麻生みこと「天然素材でいこう。」文庫版(1)〜(5) 完結

弁護士漫画「そこをなんとか」の麻生みこと先生の昔の作品です。「そこをなんとか」の2巻は3月発売予定です。この話は屈託で裏表のないというか超マイペースに生きる主人公と、その友人、恋人その他諸々が恋に人間関係に自分のやりたいことに悩んだりする学園ラブコメディです。


文庫版が出ていたので揃えてみました。第1話が1995年という作品なので、初期の絵柄はどことなくそれっぽい感じがします。途中から急激に現代?の少女漫画風になります。

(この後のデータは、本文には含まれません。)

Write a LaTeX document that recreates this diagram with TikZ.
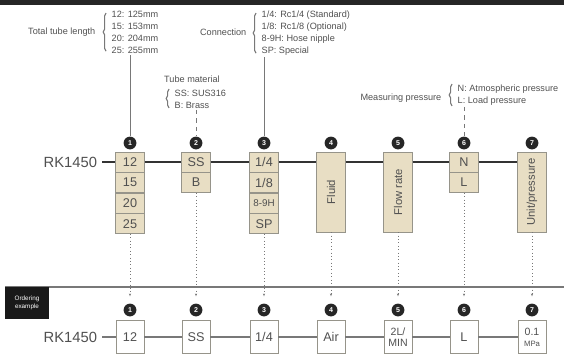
\documentclass[tikz,border=0pt]{standalone}
\usepackage{fontspec}
\setmainfont{Liberation Sans}
\usepackage{graphicx}
\definecolor{cellbeige}{RGB}{232,222,196}
\definecolor{boxgray}{RGB}{150,148,138}
\definecolor{inkgray}{RGB}{80,80,80}
\definecolor{linegray}{RGB}{120,120,120}
\usetikzlibrary{arrows.meta,positioning,decorations.pathreplacing}

\begin{document}
\begin{tikzpicture}[x=0.025cm, y=-0.025cm,
    cell/.style={draw=boxgray, fill=cellbeige, minimum width=0.72cm, minimum height=0.5cm,
                 inner sep=0pt, font=\fontsize{9}{9}\selectfont, text=inkgray},
    tallcell/.style={cell, minimum height=2cm, font=\fontsize{8}{8}\selectfont},
    exbox/.style={draw=boxgray, fill=white, minimum width=0.7cm, minimum height=0.82cm,
                  inner sep=0pt, align=center, font=\fontsize{9}{9}\selectfont, text=inkgray},
    numdot/.style={circle, fill=black!85, minimum size=0.32cm, inner sep=0pt,
                   font=\fontsize{5}{5}\selectfont\bfseries, text=white},
    note/.style={font=\fontsize{6.5}{8.6}\selectfont, text=inkgray, inner sep=1pt},
    opts/.style={note, align=left, anchor=north west},
    bracebar/.style={draw=linegray, thick, decorate, decoration={brace, amplitude=2pt}},
    leadline/.style={draw=linegray, thin},
    rowline/.style={draw=black!80, thick},
    exline/.style={draw=linegray, line width=2pt},
    dropline/.style={draw=linegray, dotted, -{Stealth[length=2pt]}, shorten >=5pt}]
    \useasboundingbox (0,0) rectangle (564,358);
    % header bar
    \fill[black!85] (0,0) rectangle (564,5);

    % Option lists with braces
    \node[note, anchor=east] (lenlabel) at (97,32) {Total tube length};
    \node[opts] (lenopts) at (110,9) {12: 125mm\\15: 153mm\\20: 204mm\\25: 255mm};
    \draw[bracebar] (lenopts.south west) ++(-4,-4) -- ([shift={(-4,4)}]lenopts.north west);

    \node[note] (matlabel) at (192,79) {Tube material};
    \node[opts] (matopts) at (173,88) {SS: SUS316\\B: Brass};
    \draw[bracebar] (matopts.south west) ++(-4,-2) -- ([shift={(-4,1)}]matopts.north west);

    \node[note, anchor=east] (conlabel) at (248,32) {Connection};
    \node[opts] (conopts) at (260,9) {1/4: Rc1/4 (Standard)\\1/8: Rc1/8 (Optional)\\8-9H: Hose nipple\\SP: Special};
    \draw[bracebar] (conopts.south west) ++(-4,-4) -- ([shift={(-4,4)}]conopts.north west);

    \node[note, anchor=east] (preslabel) at (443,98) {Measuring pressure};
    \node[opts] (presopts) at (456,83) {N: Atmospheric pressure\\L: Load pressure};
    \draw[bracebar] (presopts.south west) ++(-4,-1) -- ([shift={(-4,1)}]presopts.north west);

    % Code row
    \node[font=\fontsize{10.5}{10.5}\selectfont, text=inkgray, anchor=east] (rk) at (102,162) {RK1450};
    \node[cell] (len1) at (130,162) {12};
    \node[cell, below=0pt of len1] (len2) {15};
    \node[cell, below=0pt of len2] (len3) {20};
    \node[cell, below=0pt of len3] (len4) {25};
    \node[cell] (mat1) at (196,162) {SS};
    \node[cell, below=0pt of mat1] (mat2) {B};
    \node[cell] (con1) at (264,162) {1/4};
    \node[cell, below=0pt of con1] (con2) {1/8};
    \node[cell, below=0pt of con2, font=\fontsize{7}{7}\selectfont] (con3) {8-9H};
    \node[cell, below=0pt of con3] (con4) {SP};
    \node[tallcell] (fluid) at (331,192) {\rotatebox{90}{Fluid}};
    \node[tallcell] (flow) at (398,192) {\rotatebox{90}{Flow rate}};
    \node[cell] (pres1) at (464,162) {N};
    \node[cell, below=0pt of pres1] (pres2) {L};
    \node[tallcell] (unit) at (532,192) {\rotatebox{90}{Unit/pressure}};

    \draw[rowline] (rk) -- (len1);
    \draw[rowline] (len1) -- (mat1);
    \draw[rowline] (mat1) -- (con1);
    \draw[rowline] (con1) -- (fluid.west |- con1);
    \draw[rowline] (fluid.east |- con1) -- (flow.west |- con1);
    \draw[rowline] (flow.east |- pres1) -- (pres1);
    \draw[rowline] (pres1) -- (unit.west |- pres1);

    % numbers
    \foreach \x [count=\i] in {130,196,264,331,398,464,532} {
      \node[numdot] (n\i) at (\x,143) {\i};
      \node[numdot] (m\i) at (\x,310) {\i};
    }
    \draw[leadline] (lenopts.south -| n1) -- (n1);
    \draw[leadline, dashed] (matopts.south -| n2) -- (n2);
    \draw[leadline] (conopts.south -| n3) -- (n3);
    \draw[leadline, dashed] (presopts.south -| n6) -- (n6);

    % Ordering example
    \draw[draw=linegray, thick] (5,287) -- (564,287);
    \node[fill=black!90, text=white, minimum width=1.1cm, minimum height=0.78cm, align=center,
          inner sep=0pt, font=\fontsize{4.5}{5.5}\selectfont] (exlabel) at (27,303) {Ordering\\example};

    \node[font=\fontsize{10.5}{10.5}\selectfont, text=inkgray, anchor=east] (rkex) at (102,337) {RK1450};
    \node[exbox] (ex1) at (130,337) {12};
    \node[exbox] (ex2) at (196,337) {SS};
    \node[exbox] (ex3) at (264,337) {1/4};
    \node[exbox] (ex4) at (331,337) {Air};
    \node[exbox, font=\fontsize{7.5}{8}\selectfont] (ex5) at (398,337) {2L/\\MIN};
    \node[exbox] (ex6) at (464,337) {L};
    \node[exbox, font=\fontsize{7.5}{8}\selectfont] (ex7) at (532,337) {0.1\\{\fontsize{5.5}{6}\selectfont MPa}};
    \draw[exline] (rkex) -- (ex1);
    \foreach \a/\b in {1/2,2/3,3/4,4/5,5/6,6/7}
      \draw[exline] (ex\a) -- (ex\b);

    % drop lines
    \draw[dropline] (len4) -- (m1);
    \draw[dropline] (mat2) -- (m2);
    \draw[dropline] (con4) -- (m3);
    \draw[dropline] (fluid) -- (m4);
    \draw[dropline] (flow) -- (m5);
    \draw[dropline] (pres2) -- (m6);
    \draw[dropline] (unit) -- (m7);
\end{tikzpicture}
\end{document}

しかし、作品としてはぜんぜん古くありませんでした。まさに「麻生みこと」ぽい仕上がりになってくるので問題なしです。あとこの作者さん、非常に頭がいいと読んでいて思いました。読んでいて気持ちがいいです。


読み終わって、長編少女漫画の割には恋愛的にすっきりしない展開があったりで不思議な感覚でした。もやもやもやっとした感じ。こういう作品もあるのか、と。その分「自分の将来」という恋愛と同じくらい思春期において重要な、そして誰もが悩む要素をきちんと描き上げています。そしてそれが好きだったりします。いわば「恋人とるか仕事とるか」という場面での展開が良いなぁ、と。ここまで言っておいてなんですが、もちろん恋愛パートも面白かったです。

それから描き下ろしもありまして、現在の麻生みことなノリも楽しめます。というか最後の描き下ろし(少女達のその後のその後)は反則です。 大好き。


こういう作品があるから白泉社は侮れません。と毎回思います。